Most projects lack clear direction and purpose, and many are rife with disagreements about what success looks like.  There is, however, something in the assumptions behind these studies that rings hollow: that the initial schedule, budget and expectations for projects is a reliable milepost against which to measure. Most projects are vaguely conceived at best - they often lack a clear understanding of why they should exist and what problems they need to solve.  At their initiation they are usually poorly scoped and vaguely purposed, and the funding associated with them is often assigned based on an  allocation of an arbitrarily assigned budget.  Their schedules, at least those produced at the start of the project, are largely speculative endeavors, a mixture of gut and guesswork, that bears little basis in reality.  Measuring project performance against the initial schedule, scope and budget is of little value except to illustrate the point that there is a large disconnect between the expectations of business sponsors and the ability of teams to deliver against those expectations.  There are, to be sure, rampant problems with performance, but there are also widespread woes of expectations that are just as important to address.

Where should we start?  The first place is probably with project funding and measurement. The real thing of importance to measure is whether the project produced (or exceeded) the business value  expected of it.  If a delay in the project caused a market window of opportunity to be missed, that is significant, but it is the decline in value delivered that needs to be measured, not a schedule variance that cannot be correlated with economic activity.  Forcing a focus on business value produced would also put the right attention on the role of the business in following-through on their assertions of the value that will accrue from having the solution.  Requesting projects based on business needs has an opportunity cost - choosing one project over another should affect the value delivered to shareholders - and accountability for assertions by the line of business is just as important as accountability for project delivery.

If we shift our attention to value delivered rather than meeting schedule and budget, we may free the development team to find better ways to deliver the value, which may or may not include the initial set of features envisioned by the business sponsor.  Initial feature lists are usually vaguely conceived and don't provide a very good target for delivery.  Work is usually required to ascertain the real needs from this initial list of "features", some of which contribute to satisfying real needs but many of which are simply good initial starting points for discussion about real needs.  It may very well take longer than expected to solve the real problems (it usually does, as we all tend to be more optimistic than we should about how long things will take).

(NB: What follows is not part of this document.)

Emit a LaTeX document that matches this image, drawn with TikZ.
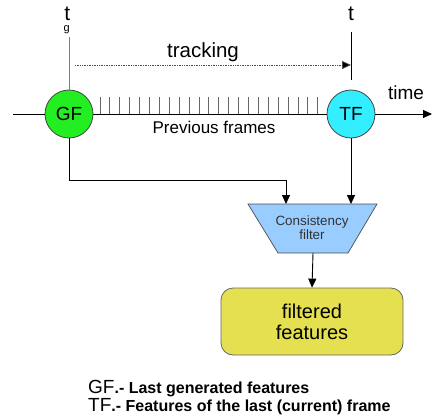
\documentclass[tikz,border=0pt]{standalone}
\usepackage{fontspec}
\setmainfont{Liberation Sans}
\usetikzlibrary{arrows.meta,calc}
\definecolor{gfgreen}{HTML}{22EE22}
\definecolor{tfcyan}{HTML}{33EEFF}
\definecolor{filtblue}{HTML}{99CCFF}
\definecolor{boxyellow}{HTML}{E5E04F}
\definecolor{edgegray}{HTML}{444444}
\tikzset{
  framecirc/.style={circle, draw=edgegray, line width=0.8pt, minimum size=48pt, inner sep=0pt, font=\fontsize{19}{19}\selectfont},
  conn/.style={draw=black, line width=0.9pt},
  arr/.style={conn, -{Triangle[length=9pt,width=8pt]}},
  ticksty/.style={draw=black!60, line width=0.9pt},
  lbl/.style={inner sep=0pt},
}
\begin{document}
\begin{tikzpicture}[x=1pt,y=-1pt]
\useasboundingbox (0,0) rectangle (433,417);
% circles
\node[framecirc, fill=gfgreen] (gf) at (69,114) {GF};
\node[framecirc, fill=tfcyan] (tf) at (351,114) {TF};
% timeline
\coordinate (tl0) at (13,114);
\coordinate (tl1) at (432,114);
\draw[conn] (tl0) -- (gf);
\draw[conn] (gf) -- (tf);
\draw[arr] (tf) -- (tl1);
% ticks
\foreach \i in {0,...,22} \draw[ticksty] ({100+\i*9.9},97) -- ({100+\i*9.9},114);
\node[lbl, font=\fontsize{17}{17}\selectfont] (prev) at (214,127) {Previous frames};
% t_g
\node[lbl, anchor=base, font=\fontsize{21}{21}\selectfont] (tg) at (67,21) {t\raisebox{-10.5pt}{\fontsize{11}{11}\selectfont\kern-6.5pt g}};
\coordinate (tgl) at (69,37);
\draw[draw=black!50, line width=0.8pt] (tgl) -- (gf.north);
% t
\node[lbl, anchor=base, font=\fontsize{21}{21}\selectfont] (tt) at (351,21) {t};
\coordinate (tta) at (351,32);
\coordinate (ttb) at (351,80);
\draw[conn] (tta) -- (ttb);
% tracking
\coordinate (trk0) at (75,65);
\coordinate (trk1) at (351,65);
\draw[draw=black!70, line width=0.7pt, densely dotted, -{Triangle[length=9pt,width=8pt,fill=black]}] (trk0) -- (trk1);
\node[lbl, font=\fontsize{20.5}{20.5}\selectfont] (trk) at (203,52) {tracking};
\node[lbl, font=\fontsize{19}{19}\selectfont] (time) at (406,93) {time};
% consistency filter
\draw[fill=filtblue, draw=black!70, line width=0.7pt] (248,204) -- (377,204) -- (348,253) -- (278,253) -- cycle;
\node[lbl, font=\fontsize{13.4}{14}\selectfont, align=center, text=black!80] (cf) at (312,228) {Consistency\\filter};
\coordinate (cfL) at (286,204);
\coordinate (cfR) at (351,204);
\coordinate (cfB) at (313,253);
\coordinate (bend) at (69,180);
\draw[conn] (gf.south) -- (bend);
\draw[arr] (bend) -| (cfL);
\draw[arr] (tf.south) -- (cfR);
% filtered features
\node[draw=black!60, line width=0.8pt, fill=boxyellow, rounded corners=12pt, minimum width=182pt, minimum height=67pt, align=center, font=\fontsize{20}{21}\selectfont] (ff) at (312,321.5) {filtered\\features};
\draw[arr] (cfB) -- (ff.north);
% legend
\node[lbl, anchor=base west] (lg1) at (88,393) {{\fontsize{19}{19}\selectfont GF}{\bfseries\fontsize{16}{16}\selectfont .- Last generated features}};
\node[lbl, anchor=base west] (lg2) at (88,411) {{\fontsize{19}{19}\selectfont TF}{\bfseries\fontsize{16}{16}\selectfont .- Features of the last (current) frame}};
\end{tikzpicture}
\end{document}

The problem is that most teams are set up to fail from the start.  By measuring them against budgets and schedules based on arbitrary assumptions and often a poor understanding of the real business value that needs to be produced, we find them constantly struggling against a plan that cannot possibly succeed.   Measuring against initial schedule, budget and expected features is not merely meaningless, it's actually part of the problem.  We need to shift our focus to better articulating problems to be solved and needs to be satisfied, and measuring business value produced.  Once we start to do that, we can focus on the plans and milestones needed to ensure the delivery of business value.